Ryan Chin is a fourth-year PhD student at the MIT Media laboratory in the Smart Cities research group. He is building the car of the future – a stackable, sharable, electric, two-passenger city vehicle that rethinks urban mobility. This work, in collaboration with General Motors, takes into account problems of parking, congestion, energy efficiency, pollution, communication, and considers the best and most efficient uses of available resources in urban environments. The project also serves as a platform for investigating mass-customization, personalization in product-development processes, and MIT Media Lab technological innovation.
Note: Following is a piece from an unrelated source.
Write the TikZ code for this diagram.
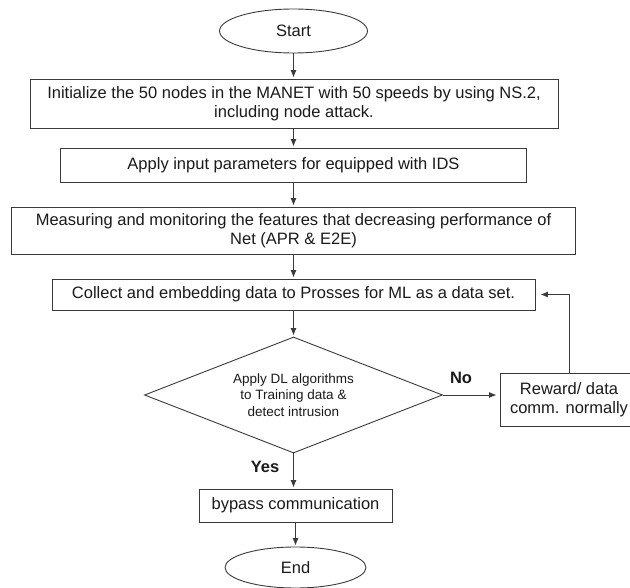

In 2007 Chin along with Professors William J. Mitchell, Frank T. Piller, and Marvin Minsky help found the Smart Customization group at the MIT Design Lab. This MIT-Industry collaboration focuses on improving the ability of companies to efficiently customize products and services. Chin at MIT earned a master of science in media arts and sciences and a master of architecture; and bachelor’s degrees in civil engineering and architecture from the Catholic University of America.